Now Trump, in a series of executive orders and unhinged rants on his Truth Social platform, is threatening that principle, claiming federal control of the midterms (along with vows to end mail-in voting and require proof of citizenship at the polls from every voter, among other things). Chillingly, he recently wrote:
“Remember, the States are merely an ‘agent’ for the Federal Government in counting and tabulating the votes. They must do what the Federal Government, as represented by the President of the United States, tells them, FOR THE GOOD OF OUR COUNTRY, to do. (insane caps in original – ed.).
Although this effort is of dubious legality, like much of what Trump tries to do, red state politicians again are scurrying to get in line with his demands.
Military troops to Democratic cities. Trump’s dubious dispatch of National Guard troops, first to Los Angeles and then to Washington D.C., along with threats to do the same in other Democratic states, sets a precedent for militarizing domestic police operations, along a pathway of normalizing such previously extraordinary action.
Democratic governors, from Newsom to JB Pritzker of Illinois and Wes Moore in Maryland, are sounding the alarm about the possibility of Trump sending troops to “protect” voting in whichever districts in whatever key states might appear to be decisive in the battle for House control.
Threats and intimidation, to depress turnout, coupled with the possibility of military action, perhaps in escalatory response to local anti-Trump demonstrations, all would contribute to an atmosphere of confusion, disorder, and chaos beneficial to Trump.
“This is not about fighting crime,” Pritzker said in a recent speech countering Trump’s threat to send troops to Chicago under the pretext of crime-fighting.
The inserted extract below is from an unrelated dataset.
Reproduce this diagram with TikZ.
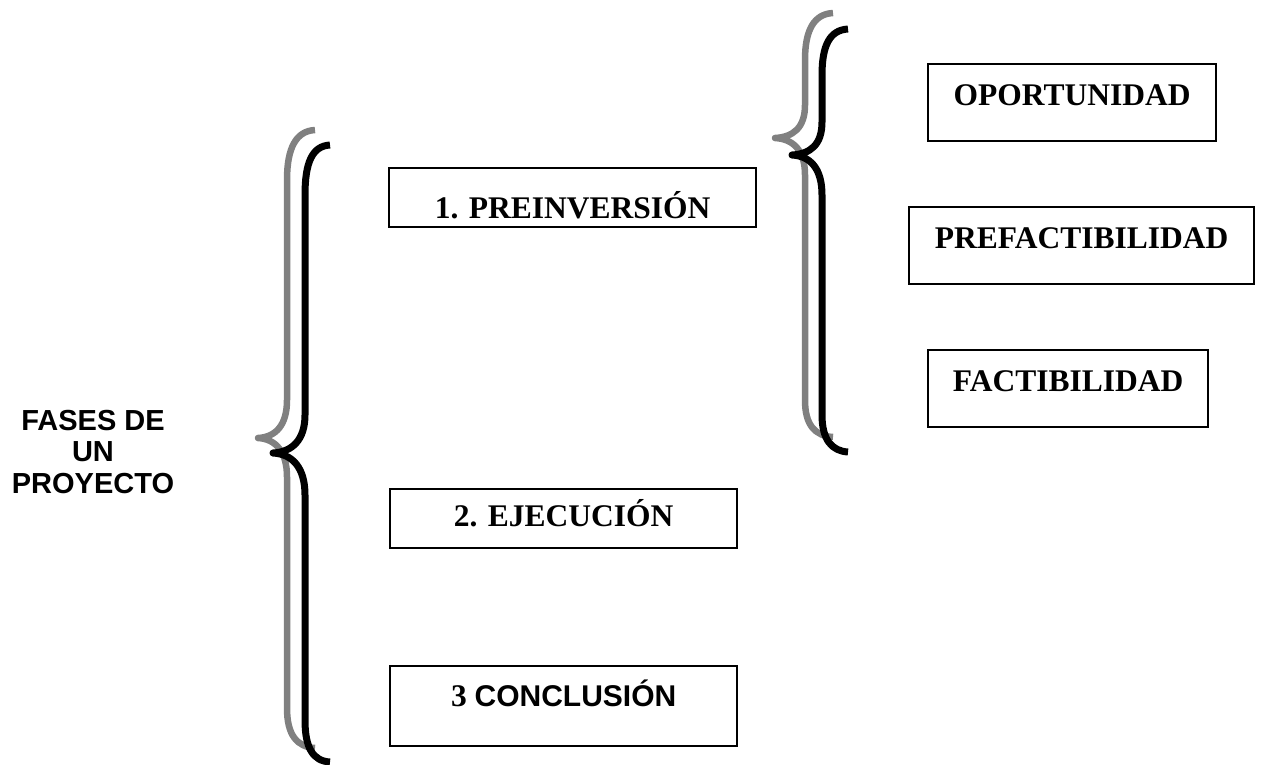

“This is about Donald Trump searching for any justification to deploy the military in a blue city, in a blue state, to try and intimidate his political rivals,” Pritzker added, connecting the dots. “This is about the president of the United States and his complicit lackey, Stephen Miller, searching for ways to lay the groundwork to circumvent our democracy, militarize our cities and end elections.”
Bottom line. The nine-week campaign over Prop. 50 on the Nov. 4 special election ballot represents the first critical skirmish in the fight over the midterms. On Tuesday, Gavin and the Yes-on-50 committee released its first ad, presenting a direct, if nebulous argument for the ballot measure.
It might be more effective if boiled down further: Stop Trump.